Его телеграммы шли через весь Египет и через наших радистов в Акабе пересылались мне, чтобы я направлял их Фейсалу. Арабский шифр был прост, и я исписывал целые страницы, переставляя его до полной бессмыслицы, прежде чем передать Фейсалу.

Наконец от Гуссейна пришло длинное послание, содержавшее в первой половине уклончивые извинения [265] и отмену злосчастного указа, а во второй — повторение оскорбления в новой форме. Я уничтожил конец письма и захватил с собой начало, помеченное "очень срочно", в палатку Фейсала, где он сидел в кругу своих штатных офицеров.

Глаза всех устремились на него, пока он читал письмо. Фейсал был поражен и с удивлением уставился на меня, ибо краткие слова не соответствовали сварливому, упрямому нраву его отца. Но он овладел собой, прочел извинение вслух и под конец взволнованно сказал:

— Телеграф спас нашу честь.

Это вызвало взрыв восхищения, а он наклонился и прошептал мне на ухо:

— Я говорю о чести почти всех нас.

Это было так хорошо сказано, что я засмеялся и сказал скромно:

— Я не понимаю, о чем вы говорите.

Он ответил:

— Я предложил служить в этом последнем походе под вашим начальством, почему этого было недостаточно?

— Потому что это идет вразрез с вашей честью.

— Вы всегда ставите мою честь выше вашей. — И он решительно встал со словами: — Теперь, господа, воздадим хвалу Богу — и за работу{85}. [266]

В течение трех часов мы разработали программу действий. Затем я распрощался. Джойс только что вернулся из Египта, и Фейсал обещал самое позднее 12 сентября присоединиться ко мне с Джойсом и Маршаллом. Я в "роллс-ройсе" двинулся на север, надеясь, что, хотя уже было 4-е число, все же успею вовремя собрать племена руалла под начальством Нури Шаалана для нашего нападения на Дераа.

В авангарде

Мы ехали втроем: лорд Уинтертон, шериф Насир и я. Лорд Уинтертон являлся нашим последним рекрутом. Это был опытный офицер из верблюжьего корпуса Бэкстона.

В Баире мы услышали от встревоженных людей бени-сахр, что турки накануне внезапно кинулись из Хесы на запад в Тафиле. Мифлех решил, что я сошел с ума или проявляю крайне неуместную веселость, когда я во все горло расхохотался, услышав эту весть, так как, приди она к нам раньше на четыре дня, это задержало бы экспедицию на Азрак. Но сейчас, когда мы уже выступили, враг мог взять хотя бы и Аба-эль-Лиссан, и Гувейру, и самое Акабу — добро пожаловать! Каждый человек, которого они сейчас посылали на юг, являлся для них только потерей.

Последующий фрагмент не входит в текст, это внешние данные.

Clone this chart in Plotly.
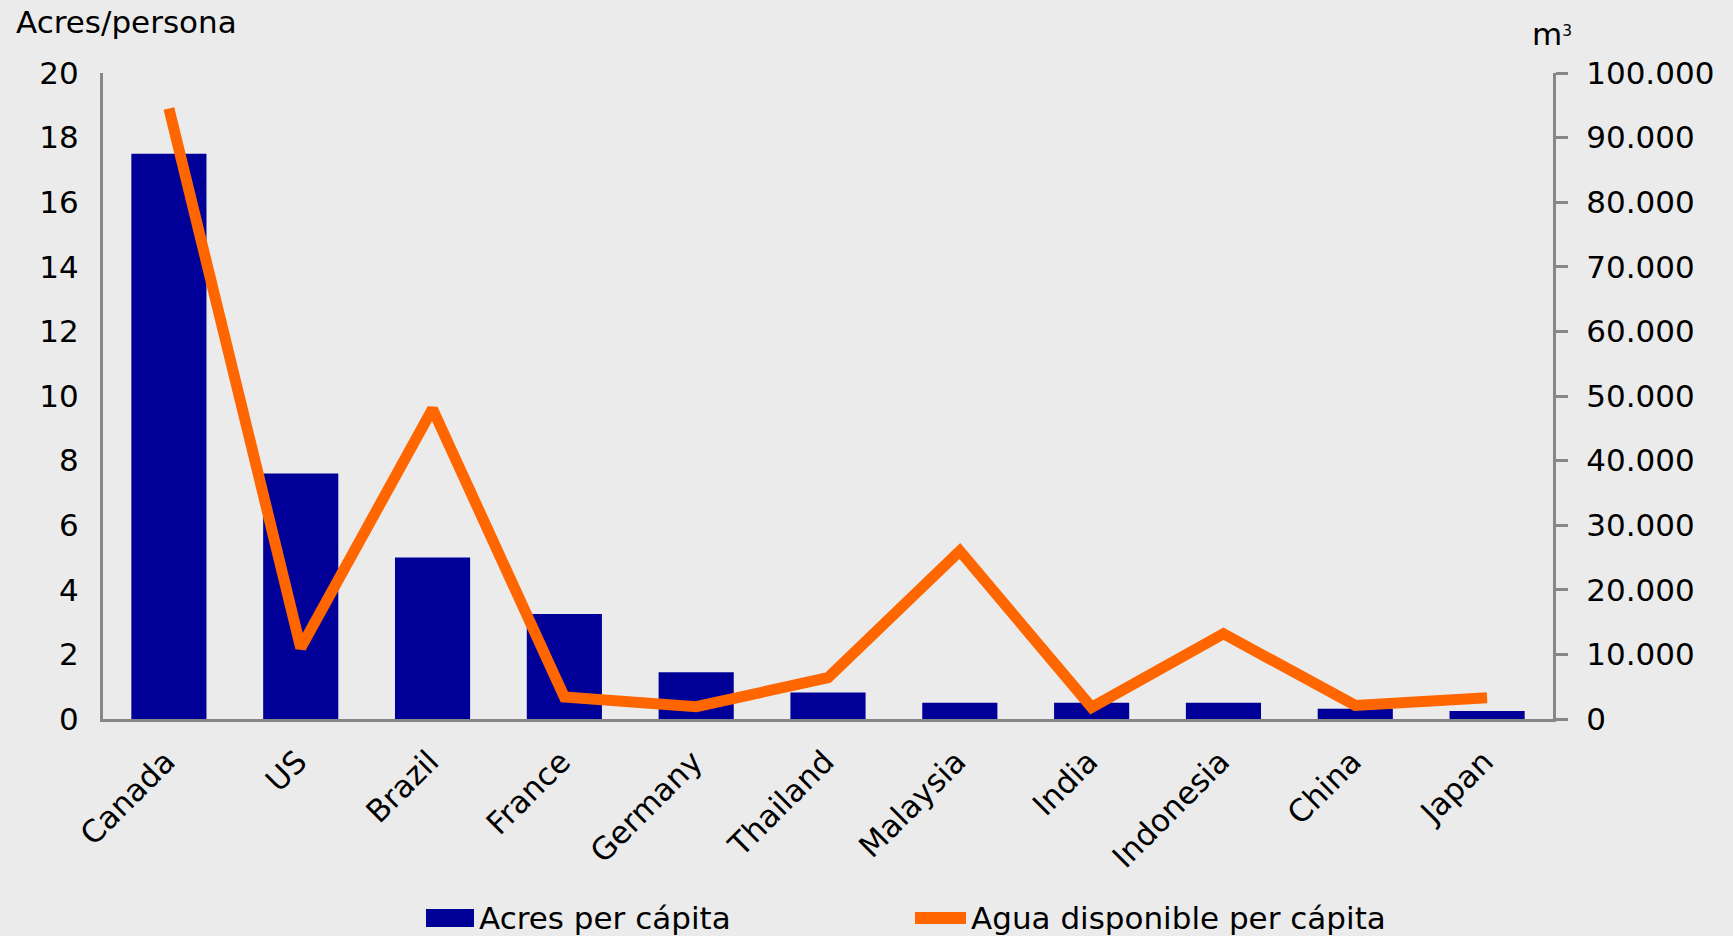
import plotly.graph_objects as go

countries = ["Canada", "US", "Brazil", "France", "Germany", "Thailand",
             "Malaysia", "India", "Indonesia", "China", "Japan"]
acres_per_capita = [17.5, 7.6, 5.0, 3.25, 1.45, 0.82, 0.5, 0.5, 0.5, 0.32, 0.25]
water_per_capita = [94500, 11000, 48000, 3400, 1900, 6400, 26000, 1800, 13200, 2100, 3300]

left_ticks = list(range(0, 21, 2))
right_ticks = list(range(0, 100001, 10000))

series_names = ["Acres per cápita", "Agua disponible per cápita"]
BAR_COLOR = "#000099"
LINE_COLOR = "#FF6600"

FONT = "DejaVu Sans"
FS = 31
AXIS_COLOR = "#878787"
BG = "#EBEBEB"

# plot area in pixels: x 103..1553, y 73..719
PW, PH = 1450.0, 646.0
def px(xpix):
    return (xpix - 103) / PW
def py(ypix):
    return (719 - ypix) / PH

fig = go.Figure()
fig.add_trace(go.Bar(
    x=countries, y=acres_per_capita, name=series_names[0],
    marker=dict(color=BAR_COLOR, line=dict(width=0)),
    yaxis="y",
))
fig.add_trace(go.Scatter(
    x=countries, y=water_per_capita, name=series_names[1],
    mode="lines", line=dict(color=LINE_COLOR, width=11),
    yaxis="y2",
))

shapes = [
    dict(type="rect", xref="paper", yref="paper",
         x0=px(426), x1=px(474), y0=py(927), y1=py(909),
         fillcolor=BAR_COLOR, line=dict(width=0)),
    dict(type="line", xref="paper", yref="paper",
         x0=px(915), x1=px(966), y0=py(918), y1=py(918),
         line=dict(color=LINE_COLOR, width=12)),
]

annotations = [
    dict(text="Acres/persona", xref="paper", yref="paper", x=px(14), y=1.0,
         xanchor="left", yanchor="bottom", yshift=31, showarrow=False,
         font=dict(size=FS, family=FONT)),
    dict(text="m<span style='font-size:22px'><sup>3</sup></span>", xref="paper", yref="paper",
         x=1.0, y=1.0, xanchor="center", yanchor="bottom", xshift=-1, yshift=19,
         showarrow=False, font=dict(size=FS, family=FONT)),
    dict(text=series_names[0], xref="paper", yref="paper", x=px(477), y=py(918),
         xanchor="left", yanchor="middle", showarrow=False,
         font=dict(size=FS, family=FONT)),
    dict(text=series_names[1], xref="paper", yref="paper", x=px(969), y=py(918),
         xanchor="left", yanchor="middle", showarrow=False,
         font=dict(size=FS, family=FONT)),
]

fig.update_layout(
    width=1733, height=936,
    paper_bgcolor=BG, plot_bgcolor=BG,
    font=dict(family=FONT, size=FS, color="black"),
    separators=",.",
    margin=dict(l=103, r=180, t=73, b=217),
    bargap=0.43,
    showlegend=False,
    hovermode=False,
    xaxis=dict(
        showline=True, linecolor=AXIS_COLOR, linewidth=3,
        ticks="", tickangle=-45, showgrid=False, zeroline=False,
        ticklabelstandoff=9, ticklabelshift=-3,
    ),
    yaxis=dict(
        range=[0, 20], tickvals=left_ticks, showline=True, linecolor=AXIS_COLOR,
        linewidth=3, ticks="", showgrid=False, zeroline=False,
        ticklabelstandoff=15,
    ),
    yaxis2=dict(
        range=[0, 100000], tickvals=right_ticks, tickformat=",d",
        overlaying="y", side="right", showline=True, linecolor=AXIS_COLOR,
        linewidth=3, ticks="outside", ticklen=12, tickwidth=3, tickcolor=AXIS_COLOR,
        showgrid=False, zeroline=False, ticklabelstandoff=12,
    ),
    shapes=shapes,
    annotations=annotations,
)

fig.write_html("out.html", config={"displayModeBar": False},
               post_script="document.body.style.margin='0px';document.body.style.overflow='hidden';")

В Азраке мы нашли нескольких слуг Нури Шаалана, автомобиль с офицером-летчиком, несколько запасных частей и холщовый ангар для двух аэропланов, защищавших наши силы. Первую ночь мы провели на аэродроме и подверглись нашествию москитов. Вследствие этого на заре нам пришлось перенести лагерь на открытые ветрам высоты Меджаберского кряжа. [267]

После полудня прибыл бронированный автомобиль для усиления нашей обороны, хотя опасность со стороны неприятеля являлась незначительной. Область между нами и железной дорогой прикрывали три племени.

В Дераа находилось лишь сорок всадников, в Аммане — ни одного. И до сих пор турки не имели никаких известий о нас. Один из их аэропланов утром 9-го числа пролетел над нами и исчез, вероятно ничего не заметив.

Перейти на страницу:

Похожие книги

Академик Императорской Академии Художеств Николай Васильевич Глоба и Строгановское училище
Академик Императорской Академии Художеств Николай Васильевич Глоба и Строгановское училище

Настоящее издание посвящено малоизученной теме – истории Строгановского Императорского художественно-промышленного училища в период с 1896 по 1917 г. и его последнему директору – академику Н.В. Глобе, эмигрировавшему из советской России в 1925 г. В сборник вошли статьи отечественных и зарубежных исследователей, рассматривающие личность Н. Глобы в широком контексте художественной жизни предреволюционной и послереволюционной России, а также русской эмиграции. Большинство материалов, архивных документов и фактов представлено и проанализировано впервые.Для искусствоведов, художников, преподавателей и историков отечественной культуры, для широкого круга читателей.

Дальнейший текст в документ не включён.